In September 2016, Getmapping contributed their high-resolution aerial imagery data for free inclusion into the Digimap for Schools service. This imagery has been hugely successful and has quickly attracted lots of attention and usage from our schools. We asked some of our users to give us a little insight into how they are using this Aerial Imagery in their school activities.
We found that the aerial imagery was being used widely across Primary schools in conjunction with the native functionality of Digimap for Schools e.g. adding photos and text to the maps and imagery to supplement and personalise it.
“Aerial photographs have been beneficial to compare Ordnance Survey maps with aerial images. For example, we have used it when looking at river features in Year 5. In the past, comparisons would have been made using Google maps but they haven’t been able to be annotated like you can on Digimaps. We have also used it for Year 3 when looking at Stone Age features like Skara Brae Orkney Isles. The children also enjoyed looking at aerial photos of the Jurassic Coast.”

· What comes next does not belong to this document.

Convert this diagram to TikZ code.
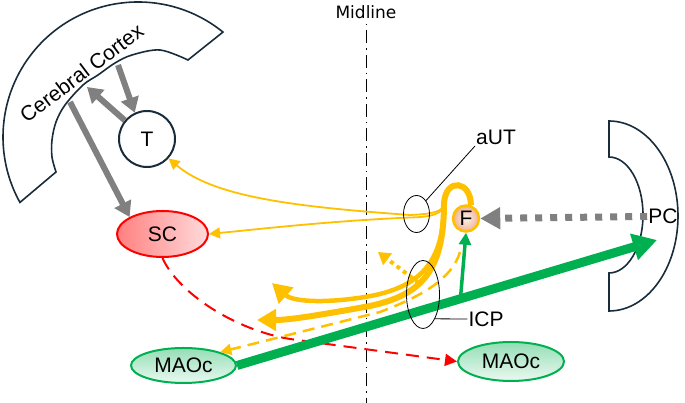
\documentclass[tikz,border=0pt]{standalone}
\usepackage{fontspec}
\setmainfont{Liberation Sans}
\newfontfamily\midfont{DejaVu Sans}
\usetikzlibrary{arrows.meta,shapes.geometric,calc}

\definecolor{outline}{RGB}{24,44,60}
\definecolor{fibre}{RGB}{255,192,0}
\definecolor{maogreen}{RGB}{0,176,80}
\definecolor{tractgray}{RGB}{128,128,128}

\tikzset{
  region/.style={draw=outline,line width=1.6pt},
  lbl/.style={font=\fontsize{21}{25}\selectfont,inner sep=1pt},
  tract/.style={draw=tractgray,line width=6pt,-{Triangle[length=15pt,width=18pt]}},
  fibrethin/.style={draw=fibre,line width=1.8pt,-{Triangle[length=11pt,width=11pt]}},
  fibrethick/.style={draw=fibre,line width=#1,-{Triangle[length=19pt,width=21pt]}},
  bundle/.style={draw,ellipse,line width=0.8pt,inner sep=0pt},
  maobox/.style={lbl,ellipse,draw=maogreen,line width=2pt,top color=maogreen!42,bottom color=maogreen!8},
}

\begin{document}
\begin{tikzpicture}[x=1pt,y=1pt]
\useasboundingbox (0,0) rectangle (685,403);

\node[font=\midfont\fontsize{17}{20}\selectfont,inner sep=1pt] (midlbl) at (366,391) {Midline};
\coordinate (midbot) at (366,0);
\draw[line width=0.8pt,dash pattern=on 1.5pt off 5pt on 13pt off 5pt,shorten <=4pt] (midlbl.south) -- (midbot);

\coordinate (ctx) at (138,266);
\draw[region] (ctx) ++(51:135) arc[start angle=51,end angle=209,radius=135]
  -- plot[smooth,tension=0.55] coordinates {(56,231) (52,246) (52,263) (56,281) (65,298)
     (83,318) (98,328) (115,340) (132,348) (160,353) (188,343)} -- cycle;
\node[lbl,rotate=37] (ctxlbl) at (81.5,330) {Cerebral Cortex};

\draw[region] (609,282) arc[start angle=90,end angle=-90,x radius=69,y radius=95]
  -- (609,130) arc[start angle=-90,end angle=90,x radius=34,y radius=58] -- cycle;
\node[lbl] (pclbl) at (663,186.5) {PC};

\node[lbl,circle,draw=outline,line width=2pt,minimum size=56pt] (T) at (147,264) {T};
\node[lbl,ellipse,draw=red,line width=2pt,left color=red!50,right color=red!14,
      minimum width=91pt,minimum height=46pt] (SC) at (162.5,169) {SC};
\node[maobox,minimum width=105pt,minimum height=35pt] (maocL) at (183.5,37.5) {MAOc};
\node[maobox,minimum width=106pt,minimum height=39pt] (maocR) at (511,41.5) {MAOc};
\node[lbl,circle,draw=fibre,line width=2.5pt,inner color={rgb,255:red,253;green,242;blue,235},
      outer color={rgb,255:red,240;green,178;blue,150},minimum size=26pt,inner sep=0pt] (F) at (466,184.5) {F};

% cortex, thalamus, colliculus
\coordinate (ctxT) at (118,338);
\coordinate (Tctx) at (87,316);
\coordinate (ctxSC) at (70,301);
\draw[tract] (ctxT) -- (T.115);
\draw[tract] (T.140) -- (Tctx);
\draw[tract] (ctxSC) -- (SC.north west);
\draw[draw=tractgray,line width=7pt,dash pattern=on 7pt off 8pt,-{Triangle[length=20pt,width=21pt]}]
  (pclbl.west) -- (F.east);

% fibres from F
\draw[fibrethin] (F.70) .. controls (471,222) and (446,226) .. (444,200)
  .. controls (444,191) and (432,189) .. (410,188)
  .. controls (300,196) and (215,205) .. (T.-42);
\draw[fibrethin] (F.70) .. controls (471,222) and (446,226) .. (444,200)
  .. controls (444,189) and (432,186) .. (410,185.5)
  .. controls (330,182) and (260,174) .. (SC.east);
\coordinate (uptip) at (272,120);
\coordinate (lowtip) at (257,83);
\draw[fibrethick=4.5pt] (F.70) .. controls (471,222) and (446,226) .. (444,200)
  .. controls (444,140) and (420,115) .. (365,106)
  .. controls (320,99) and (292,102) .. (uptip);
\draw[fibrethick=6pt] (F.70) .. controls (471,222) and (446,226) .. (444,200)
  .. controls (444,130) and (420,108) .. (370,97)
  .. controls (320,88) and (290,83) .. (lowtip);
\coordinate (dotst) at (419,120);
\coordinate (dottip) at (378,151);
\draw[draw=fibre,line width=4pt,dash pattern=on 4pt off 4pt,-{Triangle[length=12pt,width=14pt]}]
  (dotst) -- (dottip);
\coordinate (dashst) at (460,151);
\draw[draw=fibre,line width=2.5pt,dash pattern=on 12pt off 7pt,-{Triangle[length=11pt,width=11pt]}]
  (dashst) .. controls (452,125) and (425,108) .. (380,91) -- (maocL.20);

% MAOc projections
\draw[draw=red,line width=2pt,dash pattern=on 13pt off 8pt,-{Triangle[length=12pt,width=12pt]}]
  (SC.south) .. controls (178,110) and (235,73) .. (290,64) -- (maocR.west);
\coordinate (pcin) at (657,163);
\draw[draw=maogreen,line width=9pt,-{Triangle[length=24pt,width=26pt]}] (maocL.east) -- (pcin);
\coordinate (gbr) at ($(maocL.east)!0.532!(pcin)$);
\draw[draw=maogreen,line width=3.5pt,-{Triangle[length=12pt,width=12pt]}] (gbr) -- (F.south);

% bundles
\node[bundle,minimum width=26pt,minimum height=37pt] (aUT) at (416.5,189) {};
\node[lbl] (autlbl) at (496,265.5) {aUT};
\draw[line width=0.8pt] (aUT.north east) -- (autlbl.south west);
\node[bundle,minimum width=33pt,minimum height=68pt] (ICP) at (423,108.5) {};
\node[lbl] (icplbl) at (486,84) {ICP};
\draw[line width=0.8pt] (ICP.south east) -- (icplbl.west);
\end{tikzpicture}
\end{document}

St. Katharine’s C.E. (V.A.) Primary School
The Secondary school students have also been finding that collating and overlaying images and text on the aerial imagery to be incredibly beneficial
“We use it for students in year 7 looking at school environments up to year 11 controlled assessments /new field work specs. The aerial photography is useful for bringing a landscape to life from a map which many students find as a bewildering array of lines and colours. Seeing the relief from a map takes some skill having an immediate photo makes this easier…same applies to land use. I use the annotation tools to highlight similar features on maps and then on a photos at the same scale. It stops students using google earth where there is too much temptation to go to street view !”
Geography Teacher Chiltern Edge Community School
Many of those that responded cited it as incredibly beneficial in the delivery of GCSE and A-Level to those students at the higher age ranges, and an integral part of their fieldwork assessments. We believe this usage can only increase with the new format of GCSE and A-Level Geography which now includes 2 independent field studies as part of the new curriculum.
“The Aerial Imagery function in Digimap for Schools has proved very useful for our GCSE and A-Level students in planning their fieldwork data collection. Together with the ‘how to guides’ on land-use mapping, we are hoping for some excellent map based presentation this year.”
Mr S. Williams
Borden Grammar School
Below is a really nice testimonial of how teachers and pupils are using Digimap for Schools as a day to day resource in their teaching and learning. Abingdon School is using the service and all of its features to enhance students understanding of the connections between the human and physical worlds. The service is dynamic enough to cater to all students within the school and unlike many textbooks is accessible to all students in the school.
“We are very pleased with the service and the aerial photography is an important part of how we can use Digimap for Schools in our lessons on a day to day basis.
Aerial Imagery has broadened the topics we can investigate with the students, from historical and modern land use mapping to investigating the course of a river, understanding coastal processes and the processes of glaciation within landscapes.
The students find the sliding bar easy to use and like the option of choosing aerials with or without labels. They can now digitize and label geographical features from aerial photographs with ease.
The ability to change transparency of aerial imagery and OS mapping to show both simultaneously, is an important tool, allowing students to better understand the connections between the human world and the physical landscape.
All in all, Digimap for School is a vital tool for geographical study, we use all three mapping tools OS mapping, Historical Mapping and Aerial Mapping, with all ages from 11 to 17 year olds and they find using the service intuitive. In addition, this year will have our first batch of 6th Form students using the tool, in combination with a variety of other services, to aid and resource their independent investigations.”